The US stock market on Friday opened weak but managed to eke out small gains with a strong rally on the jump in the Michigan Consumer sentiment data. At the Close the Dow (+3 pts 15,559), the S&P 500 (+2 pts 1692) and Nasdaq (+8pts 3613) snuck into the black although Europe was more mixed with the FTSE (-0.5%), DAX (-0.65%) and FTSEMIB (-0.06%) were all down while the CAC managed to rally 0.33% and Spain was 0.89% higher.

Worth noting is that based on my usual discretionary system, as opposed to my modified Turtle system that got me long Friday week back, the S&P (and the DAX et al) looks like it has topped out.

Chart

Clearly last week was one of tooing and froing as you can see on the long tails on the daily bars above. My stop on the modified turtle is 1663 now and if this breaks it would trigger me into a discretionary short.

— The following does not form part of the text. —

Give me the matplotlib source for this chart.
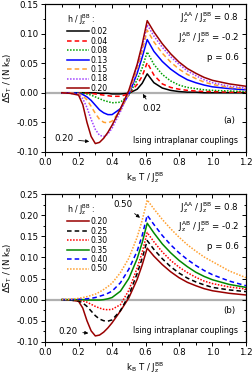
import matplotlib
matplotlib.use("Agg")
import matplotlib.pyplot as plt
from matplotlib.ticker import MultipleLocator, FormatStrFormatter

# temperature grid shared by all curves
T = [0.10, 0.15, 0.20, 0.225, 0.25, 0.275, 0.30, 0.325, 0.35, 0.375, 0.40, 0.45, 0.50,
     0.55, 0.58, 0.61, 0.65, 0.70, 0.75, 0.80, 0.85, 0.90, 0.95, 1.00, 1.10, 1.20]

# panel (a)
h_a = ["0.02", "0.04", "0.08", "0.13", "0.15", "0.18", "0.20"]
s_002 = [0, 0, 0, 0, 0, 0, 0, -0.001, -0.001, -0.001, -0.002, -0.002, -0.001,
         0.006, 0.016, 0.032, 0.017, 0.008, 0.004, 0.002, 0.001, 0.001, 0, 0, 0, 0]
s_004 = [0, 0, 0, 0, -0.001, -0.001, -0.002, -0.003, -0.004, -0.005, -0.006, -0.006, -0.002,
         0.014, 0.028, 0.051, 0.030, 0.015, 0.009, 0.006, 0.004, 0.003, 0.002, 0.002, 0.001, 0.001]
s_008 = [0, 0, 0, -0.001, -0.002, -0.004, -0.007, -0.010, -0.013, -0.015, -0.017, -0.016, -0.004,
         0.022, 0.042, 0.069, 0.048, 0.031, 0.020, 0.013, 0.009, 0.007, 0.005, 0.004, 0.003, 0.002]
s_013 = [0, 0, -0.001, -0.003, -0.007, -0.013, -0.021, -0.029, -0.034, -0.037, -0.037, -0.027, -0.003,
         0.033, 0.060, 0.090, 0.070, 0.053, 0.040, 0.030, 0.022, 0.017, 0.013, 0.010, 0.007, 0.005]
s_015 = [0, 0, -0.002, -0.005, -0.012, -0.023, -0.035, -0.045, -0.050, -0.051, -0.048, -0.030, -0.002,
         0.040, 0.070, 0.106, 0.086, 0.067, 0.052, 0.040, 0.031, 0.024, 0.018, 0.014, 0.009, 0.007]
s_018 = [0, -0.001, -0.003, -0.010, -0.025, -0.045, -0.062, -0.072, -0.074, -0.070, -0.060, -0.032, 0.001,
         0.045, 0.077, 0.115, 0.096, 0.077, 0.061, 0.048, 0.037, 0.029, 0.022, 0.017, 0.011, 0.008]
s_020 = [0, -0.001, -0.004, -0.020, -0.050, -0.074, -0.086, -0.084, -0.077, -0.067, -0.055, -0.027, 0.004,
         0.048, 0.082, 0.122, 0.103, 0.083, 0.066, 0.052, 0.041, 0.033, 0.026, 0.021, 0.015, 0.011]

# panel (b)
h_b = ["0.20", "0.25", "0.30", "0.35", "0.40", "0.50"]
s_025 = [0, -0.001, -0.003, -0.008, -0.016, -0.027, -0.038, -0.046, -0.050, -0.051, -0.048, -0.026, 0.010,
         0.062, 0.098, 0.140, 0.119, 0.097, 0.078, 0.063, 0.051, 0.042, 0.035, 0.029, 0.023, 0.019]
s_030 = [0, 0, -0.001, -0.003, -0.006, -0.011, -0.016, -0.020, -0.023, -0.024, -0.023, -0.012, 0.022,
         0.075, 0.112, 0.159, 0.137, 0.113, 0.093, 0.077, 0.064, 0.053, 0.044, 0.038, 0.030, 0.025]
s_035 = [0, 0, 0, 0, -0.001, -0.001, -0.001, -0.001, 0, 0.002, 0.005, 0.020, 0.050,
         0.097, 0.135, 0.181, 0.158, 0.132, 0.111, 0.093, 0.078, 0.065, 0.055, 0.047, 0.036, 0.029]
s_040 = [0, 0, 0.001, 0.001, 0.002, 0.003, 0.005, 0.008, 0.011, 0.015, 0.020, 0.040, 0.072,
         0.115, 0.152, 0.200, 0.178, 0.152, 0.130, 0.111, 0.095, 0.081, 0.069, 0.059, 0.044, 0.033]
s_050 = [0, 0.001, 0.003, 0.005, 0.007, 0.010, 0.013, 0.018, 0.024, 0.031, 0.039, 0.064, 0.098,
         0.148, 0.188, 0.236, 0.215, 0.190, 0.168, 0.148, 0.130, 0.115, 0.101, 0.090, 0.068, 0.052]

plt.rcParams['font.family'] = ['DejaVu Sans']
plt.rcParams['mathtext.default'] = 'regular'

fig = plt.figure(figsize=(2.52, 3.74), dpi=100)
ax1 = fig.add_axes([0.179, 0.594, 0.797, 0.395])
ax2 = fig.add_axes([0.179, 0.086, 0.797, 0.395])

style_a = [("#000000", "-"), ("#ff0000", (0, (3, 2))), ("#00a000", (0, (1, 1))),
           ("#0000ff", "-"), ("#ffa030", (0, (3, 2))), ("#a040ff", (0, (1, 1))),
           ("#990000", "-")]
style_b = [("#990000", "-"), ("#000000", (0, (3, 2))), ("#ff0000", (0, (1, 1))),
           ("#008800", "-"), ("#0000ff", (0, (3, 2))), ("#ffa030", (0, (1, 1)))]

fs = 6.2
for ax in (ax1, ax2):
    ax.axhline(0, color="#b0b0b0", lw=1.6, zorder=0)

for s, lab, (c, ls) in zip([s_002, s_004, s_008, s_013, s_015, s_018, s_020], h_a, style_a):
    ax1.plot(T, s, color=c, ls=ls, lw=1.1, label=lab)
for s, lab, (c, ls) in zip([s_020, s_025, s_030, s_035, s_040, s_050], h_b, style_b):
    ax2.plot(T, s, color=c, ls=ls, lw=1.1, label=lab)

ax1.set_ylim(-0.10, 0.15)
ax2.set_ylim(-0.10, 0.25)
for ax in (ax1, ax2):
    ax.set_xlim(0.0, 1.2)
    ax.xaxis.set_major_locator(MultipleLocator(0.2))
    ax.xaxis.set_minor_locator(MultipleLocator(0.1))
    ax.yaxis.set_major_locator(MultipleLocator(0.05))
    ax.yaxis.set_minor_locator(MultipleLocator(0.025))
    ax.xaxis.set_major_formatter(FormatStrFormatter('%.1f'))
    ax.yaxis.set_major_formatter(FormatStrFormatter('%.2f'))
    ax.tick_params(which='both', direction='out', labelsize=fs, width=0.7, pad=1.5)
    ax.tick_params(which='major', length=3)
    ax.tick_params(which='minor', length=1.8)
    # mirrored ticks pointing inward on top and right
    tx = ax.secondary_xaxis('top')
    tx.xaxis.set_major_locator(MultipleLocator(0.2))
    tx.xaxis.set_minor_locator(MultipleLocator(0.1))
    tx.tick_params(which='both', direction='in', labeltop=False, width=0.7)
    tx.tick_params(which='major', length=3)
    tx.tick_params(which='minor', length=1.8)
    ty = ax.secondary_yaxis('right')
    ty.yaxis.set_major_locator(MultipleLocator(0.05))
    ty.yaxis.set_minor_locator(MultipleLocator(0.025))
    ty.tick_params(which='both', direction='in', labelright=False, width=0.7)
    ty.tick_params(which='major', length=3)
    ty.tick_params(which='minor', length=1.8)
    for sp in ax.spines.values():
        sp.set_linewidth(0.8)
    ax.set_xlabel(r'k$_B$ T / J$_z^{BB}$', fontsize=fs, labelpad=2.5)
    ax.set_ylabel(r'$\Delta$S$_T$ / (N k$_B$)', fontsize=fs, labelpad=2)
    ax.text(0.965, 0.91, r'J$_z^{AA}$ / J$_z^{BB}$ = 0.8', transform=ax.transAxes,
            ha='right', va='center', fontsize=fs)
    ax.text(0.965, 0.777, r'J$_z^{AB}$ / J$_z^{BB}$ = -0.2', transform=ax.transAxes,
            ha='right', va='center', fontsize=fs)
    ax.text(0.965, 0.642, 'p = 0.6', transform=ax.transAxes, ha='right', va='center', fontsize=fs)
    ax.text(0.70, 0.075, 'Ising intraplanar couplings', transform=ax.transAxes,
            ha='center', va='center', fontsize=5.7)
    leg = ax.legend(loc='upper left', bbox_to_anchor=(0.08, 0.985), frameon=False,
                    fontsize=5.6, title=r'h / J$_z^{BB}$ :', title_fontsize=5.6,
                    handlelength=2.9, handletextpad=0.15, labelspacing=0.06,
                    borderpad=0.2)
    leg._legend_box.align = "left"

ax1.text(0.945, 0.21, '(a)', transform=ax1.transAxes, ha='right', va='center', fontsize=fs)
ax2.text(0.945, 0.21, '(b)', transform=ax2.transAxes, ha='right', va='center', fontsize=fs)

arw = dict(arrowstyle='-|>', color='black', lw=0.6, mutation_scale=5)
ax1.annotate('0.02', xy=(0.575, 0.002), xytext=(0.64, -0.027), fontsize=fs,
             ha='center', va='center', arrowprops=arw)
ax1.annotate('0.20', xy=(0.28, -0.083), xytext=(0.11, -0.078), fontsize=fs,
             ha='center', va='center', arrowprops=arw)
ax2.annotate('0.20', xy=(0.275, -0.080), xytext=(0.135, -0.075), fontsize=fs,
             ha='center', va='center', arrowprops=arw)
ax2.annotate('0.50', xy=(0.58, 0.190), xytext=(0.465, 0.225), fontsize=fs,
             ha='center', va='center', arrowprops=arw)

fig.savefig("out.png", dpi=100)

On commodity markets Gold also recovered from early losses ($1333.35 oz.) but like the S&P it too is dancing around at the waiting on the next catalyst higher. A break back below $1308 could get ugly this week while a break above $1345 should kick it to the next level. Crude retested the line it broke up and through and has held for the past couple of weeks and a fall below $103. 89 opens up a big fall. Our friends Corn and Soybeans were a bit more quiet than recently only falling 0.81% and 0.41%. Dr copper was 2.49% lower as fears continue to grow about the outlook for Chinese growth and particularly because the  Chinese Investment Corporation has, in the words of the FT, " switched emphasis away from commodities to financial stocks in its overseas equity holdings over the past year" - FT article here.

Now a quick look at the data this week. We have the Bank of England, ECB and the Fed all having their meetings and announcing the results of same. We get the preliminary read on US Q2 GDP and then at the end of the week we get non-farm payrolls in the US.

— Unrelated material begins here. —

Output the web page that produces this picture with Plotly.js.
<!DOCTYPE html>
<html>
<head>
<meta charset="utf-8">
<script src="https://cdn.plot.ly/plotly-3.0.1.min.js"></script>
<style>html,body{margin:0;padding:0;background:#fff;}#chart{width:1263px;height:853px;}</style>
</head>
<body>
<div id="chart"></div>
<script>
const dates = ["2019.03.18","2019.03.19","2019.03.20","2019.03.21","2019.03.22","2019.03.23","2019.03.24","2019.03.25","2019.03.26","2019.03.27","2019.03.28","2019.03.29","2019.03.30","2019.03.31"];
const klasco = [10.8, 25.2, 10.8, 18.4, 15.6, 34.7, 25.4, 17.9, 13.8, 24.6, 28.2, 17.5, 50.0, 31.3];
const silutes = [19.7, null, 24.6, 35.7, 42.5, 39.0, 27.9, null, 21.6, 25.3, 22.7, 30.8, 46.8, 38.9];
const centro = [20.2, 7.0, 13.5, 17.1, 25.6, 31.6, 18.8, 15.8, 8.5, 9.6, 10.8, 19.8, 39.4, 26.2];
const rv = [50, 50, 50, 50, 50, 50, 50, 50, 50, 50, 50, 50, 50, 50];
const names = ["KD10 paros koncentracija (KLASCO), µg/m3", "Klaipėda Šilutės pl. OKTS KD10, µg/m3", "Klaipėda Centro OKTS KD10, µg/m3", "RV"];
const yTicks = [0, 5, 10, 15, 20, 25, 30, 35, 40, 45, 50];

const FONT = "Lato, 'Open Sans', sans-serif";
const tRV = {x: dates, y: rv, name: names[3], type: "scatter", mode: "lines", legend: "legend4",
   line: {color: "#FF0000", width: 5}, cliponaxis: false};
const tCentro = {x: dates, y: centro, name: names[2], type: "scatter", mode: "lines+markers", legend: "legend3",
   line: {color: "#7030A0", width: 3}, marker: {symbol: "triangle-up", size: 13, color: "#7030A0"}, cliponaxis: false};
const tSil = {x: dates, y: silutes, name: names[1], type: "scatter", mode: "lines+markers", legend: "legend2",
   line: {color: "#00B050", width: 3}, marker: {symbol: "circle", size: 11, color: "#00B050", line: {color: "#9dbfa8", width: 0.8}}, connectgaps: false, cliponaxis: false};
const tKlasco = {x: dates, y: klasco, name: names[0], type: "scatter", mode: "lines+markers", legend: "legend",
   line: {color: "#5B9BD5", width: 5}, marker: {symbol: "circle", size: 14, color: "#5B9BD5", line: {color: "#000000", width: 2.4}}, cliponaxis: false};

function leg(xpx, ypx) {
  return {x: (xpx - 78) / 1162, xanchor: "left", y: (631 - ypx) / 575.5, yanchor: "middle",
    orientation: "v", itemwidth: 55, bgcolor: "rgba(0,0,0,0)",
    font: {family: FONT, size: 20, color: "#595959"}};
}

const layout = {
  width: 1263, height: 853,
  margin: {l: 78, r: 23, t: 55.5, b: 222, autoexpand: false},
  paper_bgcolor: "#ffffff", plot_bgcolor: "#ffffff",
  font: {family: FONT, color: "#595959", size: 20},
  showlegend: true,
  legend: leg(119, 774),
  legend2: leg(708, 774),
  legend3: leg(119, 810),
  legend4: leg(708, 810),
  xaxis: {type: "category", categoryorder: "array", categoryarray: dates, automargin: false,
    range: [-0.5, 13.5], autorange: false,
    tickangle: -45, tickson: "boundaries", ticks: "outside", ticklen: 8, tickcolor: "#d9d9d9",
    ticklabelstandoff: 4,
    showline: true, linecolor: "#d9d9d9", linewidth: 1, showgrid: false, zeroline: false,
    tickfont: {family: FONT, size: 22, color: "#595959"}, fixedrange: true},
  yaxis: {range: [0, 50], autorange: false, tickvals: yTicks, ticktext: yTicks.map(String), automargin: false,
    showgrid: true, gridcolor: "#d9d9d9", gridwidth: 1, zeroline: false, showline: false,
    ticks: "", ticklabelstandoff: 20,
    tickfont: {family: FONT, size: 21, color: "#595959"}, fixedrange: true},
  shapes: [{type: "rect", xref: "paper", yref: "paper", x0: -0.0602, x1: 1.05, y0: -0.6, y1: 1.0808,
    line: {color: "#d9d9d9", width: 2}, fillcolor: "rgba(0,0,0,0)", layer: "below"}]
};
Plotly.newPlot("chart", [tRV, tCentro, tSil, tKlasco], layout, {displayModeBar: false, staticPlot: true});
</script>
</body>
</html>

It is a critical time for the Fed - they are likely to want to reinforce the clear distinction between taper and interest rates but i strongly believe that they are also likely to reinforce that the taper is a prudent step to begin soon. Certainly Hilsenrath's article last Thursday suggested a certain dovishness from the Fed but he got it wrong just before the last FOMC meeting so he is possibly as much the Oracle of nowhere as much as he is the Oracle of Liberty Street.

We'll know later this week but complicating things just a few hours before the Fed announcement is the US GDP for Q2 which is expected to slow to an annualised 1.2%.

Equally important now that Mark Carney has had time to get his feet under the desk is the message we get from the ECB about rates. Many expected he would hit the ground running at his first meeting but this belies the very nature of central bankers even ones as forward looking as Carney. But his second meeting is a very different kettle of fish. GBP has been gently gaining against the USD recently and Carney may want to be rid of that trend and it is clear that outside London the UK economy still needs considerable stimulus.

Likewise in Europe the ECB will be concerned that the Chinese slowdown is going to have material impacts on them even if the PMI's have been a little better lately. So we'd expect some dovishness there too. That's not to say its all bad in Europe because the data has been beating expectations but a weaker China means a weaker Germany.

Then of course at the end of the week we get non-farm payrolls with the market expecting +184k according to FX Street.

It is a big week of announcements of data - the single biggest week on this basis probably all year because of both the convergence of data and where we are in the debate about the Fed.

For traders there is chance of great reward but also great risk - knowing your systems and your stops will be a must to end this week in the black.

But the key thing for me is that we have an Aussie dollar within sight of the top of its 90-93.30/50 range. We have an S&P near its all time high but starting to look a bit wobbly and we have a similar setup in the DAX in particular and the FTSE to a certain degree. We have gold looking like it might have had a false break but still pointing higher and we have crude which might just have topped for this run higher. 

We also have FX speculators that are still long US dollars and very short Aussie dollars and Yen. It is a set up for volatility, it is a setup for making losses and it is a set-up for some big and sustainable breaks in either direction if it happens. 

Over the weekend in my weekly newsletter I quoted David Einhorn as saying that his firm had cut back positions because it saw volatility coming and wanted to take advantage of it. It is a prudent message for all of us who trade as this week we could be right as many times as we are wrong or even more but still lose money because the market whip saws. 

Time to don the helmet and be careful.